Tengo una terrible costumbre que incomoda y desconcierta a la mayoría de la gente. Data de hace más de 20 años y me ha acompañado toda la vida. Si Larry David me hubiese conocido, de seguro hubiese escrito un episodio de Seinfeld sobre mi. En realidad no sé bien cómo denominar ese mal hábito ¿el ñapiabrazo? ¿el abrazo mocho? No encuentro una expresión elegante como la de Almodovar y sus abrazos rotos.
No sé. Lo cierto es que hombres y mujeres tienen reacciones diversas a esta actitud casi automática en mi. Incluso, hay quien piensa que es un modo de expresar algún tipo de pasión erótica, que estoy intentando seducir. Nada más lejos de la realidad: no sé seducir. Nunca se me ha dado bien ese arte. Sólo estoy intentando conectar con la persona. Pero los desconocidos que padecen mi incapacidad de soltarme tras el primer abrazo, no lo saben y sospechan.

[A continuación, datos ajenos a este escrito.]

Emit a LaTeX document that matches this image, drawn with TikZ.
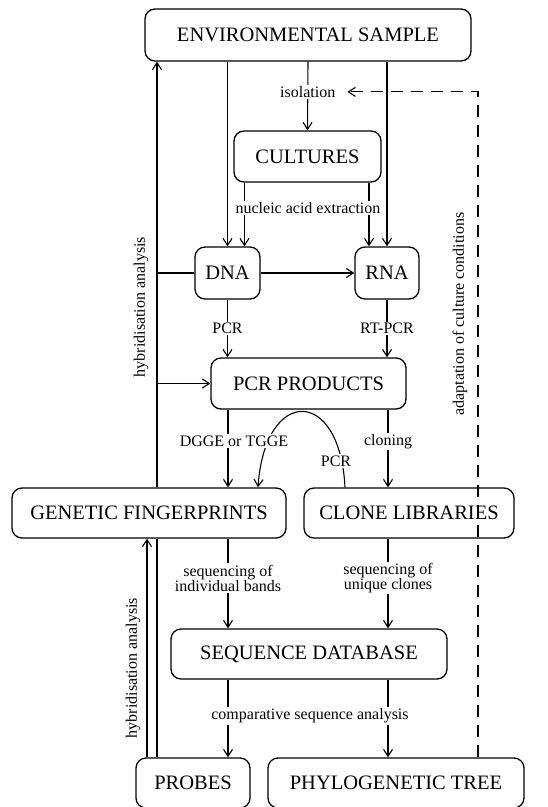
\documentclass[tikz,border=0pt]{standalone}
\usepackage{fontspec}
\setmainfont{Liberation Serif}
\usetikzlibrary{arrows.meta}

\begin{document}
\begin{tikzpicture}[x=1pt,y=-1pt,>={Straight Barb[length=7pt,width=9pt]},line width=1.1pt,
  box/.style={draw,rounded corners=10pt,line width=1.3pt,fill=white,inner sep=0pt,font=\fontsize{20.5}{24}\selectfont},
  lbl/.style={fill=white,inner sep=1.5pt,font=\fontsize{16}{18}\selectfont,align=center}]
  \useasboundingbox (0,0) rectangle (547,807);

  \node[box,minimum width=326pt,minimum height=52pt] (env) at (308,35) {ENVIRONMENTAL SAMPLE};
  \node[box,minimum width=147pt,minimum height=51pt] (cult) at (307.5,156.5) {CULTURES};
  \node[box,minimum width=65pt,minimum height=52pt] (dna) at (227.5,273) {DNA};
  \node[box,minimum width=64pt,minimum height=52pt] (rna) at (387,273) {RNA};
  \node[box,minimum width=195pt,minimum height=51pt] (pcrp) at (308.5,383.5) {PCR PRODUCTS};
  \node[box,minimum width=274pt,minimum height=50pt] (gf) at (149,513) {GENETIC FINGERPRINTS};
  \node[box,minimum width=210pt,minimum height=50pt] (cl) at (409,513) {CLONE LIBRARIES};
  \node[box,minimum width=276pt,minimum height=50pt] (sd) at (309,654) {SEQUENCE DATABASE};
  \node[box,minimum width=114pt,minimum height=50pt] (probes) at (193,783) {PROBES};
  \node[box,minimum width=256pt,minimum height=50pt] (pt) at (396,783) {PHYLOGENETIC TREE};

  \coordinate (lcol) at (228,0);
  \coordinate (rcol) at (388,0);
  \coordinate (hyb) at (157,0);
  \coordinate (hyb2) at (147,0);
  \coordinate (adapt) at (478,0);

  \draw[->] (env.south -| dna.north) -- (dna.north);
  \draw[->] (env.south -| rna.north) -- (rna.north);
  \draw[->] (env.south) -- node[lbl,pos=0.44] (iso) {isolation} (cult.north);
  \draw[->] ([xshift=17pt]dna.north |- cult.south) -- ([xshift=17pt]dna.north);
  \draw[->] ([xshift=-18pt]rna.north |- cult.south) -- ([xshift=-18pt]rna.north);
  \node[lbl] (nae) at (308,208) {nucleic acid extraction};
  \draw[->] (dna.east) -- (rna.west);

  \draw[->] (dna.south) -- node[lbl] {PCR} (dna.south |- pcrp.north);
  \draw[->] (rna.south) -- node[lbl] {RT-PCR} (rna.south |- pcrp.north);

  \draw[->] (pcrp.south -| lcol) -- (gf.north -| lcol);
  \draw[->] (pcrp.south -| rcol) -- node[lbl,pos=0.41] {cloning} (cl.north -| rcol);
  \draw[->] ([xshift=-64pt]cl.north) .. controls +(-5,-101) and +(7,-101) .. ([xshift=109pt]gf.north);
  \node[lbl] (dgge) at (234,441) {DGGE or TGGE};
  \node[lbl] (pcr2) at (336,461) {PCR};

  \draw[->] (gf.south -| lcol) -- node[lbl,pos=0.44] {sequencing of\\[-3pt]individual bands} (sd.north -| lcol);
  \draw[->] (cl.south -| rcol) -- node[lbl,pos=0.44] {sequencing of\\[-3pt]unique clones} (sd.north -| rcol);
  \draw[->] (sd.south -| lcol) -- (probes.north -| lcol);
  \draw[->] (sd.south -| rcol) -- (pt.north -| rcol);
  \node[lbl] (csa) at (310,716) {comparative sequence analysis};

  \draw (probes.north -| hyb) -- (gf.south -| hyb);
  \draw[->] (gf.north -| hyb) -- (env.south -| hyb);
  \draw (hyb |- dna.west) -- (dna.west);
  \draw[->] (hyb |- pcrp.west) -- (pcrp.west);
  \draw[->] (probes.north -| hyb2) -- (gf.south -| hyb2);
  \node[lbl,rotate=90] (hyblbl) at (141,307) {hybridisation analysis};
  \node[lbl,rotate=90] (hyblbl2) at (133,668) {hybridisation analysis};

  \draw[->,dash pattern=on 12pt off 8pt] (pt.north -| adapt) -- (adapt |- iso.east) -- ([xshift=10pt]iso.east);
  \node[lbl,rotate=90] (adlbl) at (460,314) {adaptation of culture conditions};
\end{tikzpicture}
\end{document}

Y es que de verdad, es un hecho, soy incapaz de soltarme de un abrazo. Especialmente si el primer intento ha sido insatisfactorio. Digamos que la persona a la que abrazas no te conoce demasiado y te estrecha tímidamente, con escrúpulos o quizás un poco tensa, entonces ahí voy yo, en automático y sin piedad, por mi segundo intento: el abrazo mocho. Porque, invariablemente, ese segundo apretón me deja más insatisfecha que el primero y encima, cuando tomo consciencia -normalmente durante el acto- sonrojada a más no poder.
Al parecer hay una etiqueta para los abrazos. Al menos eso intuyo porque para mi el único abrazo válido es el intenso, que se da con todo el cuerpo, corazón a corazón y con una entrega de por lo menos un minuto -mínimo-. Ese abrazo que es casi como descansar el uno en el otro, como dejarse ir con absoluta confianza. Digo que creo que hay una suerte de protocolo, pues los he visto: hay los abrazos polite, breves y al grano; los abrazos sonoros, esos que van con palmadas y altas expresiones de afecto y los abrazos incómodos, esos que se dan dos personas tras largo tiempo sin verse pero que cuando los cuerpos se juntan, se repelen.

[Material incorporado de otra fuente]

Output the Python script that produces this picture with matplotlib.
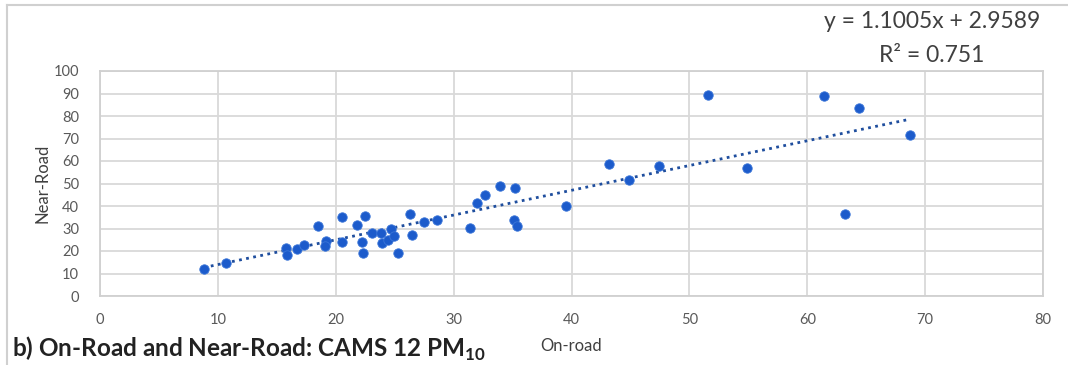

Claro que están los otros, los que me gustan, los que intento darle a todas las potenciales víctimas que se me atraviesan. Los laaaargos, cercanos y que alimentan el alma y calman el ritmo del corazón. Son muy inusuales por estos días y, quizás por eso, me la paso siempre cayendo en el abrazo mocho, ése que busca compensar lo que no recibí a la primera.
En fin, que cuidense de mi si me ven por ahí. Y si por algún azar del destino nos topamos, me disculpo por adelantado, probablemente serán víctimas de un "sobreabrazo", de un abrazo mocho. O mejor, abracénme bien a la primera y así no tendrán que sufrir.
Ah, por cierto, sé muy bien de dónde proviene este hábito casi proscrito: de mis años en el Auditorio del Módulo 4. Todo es culpa del Teatro UCAB. Lo sé.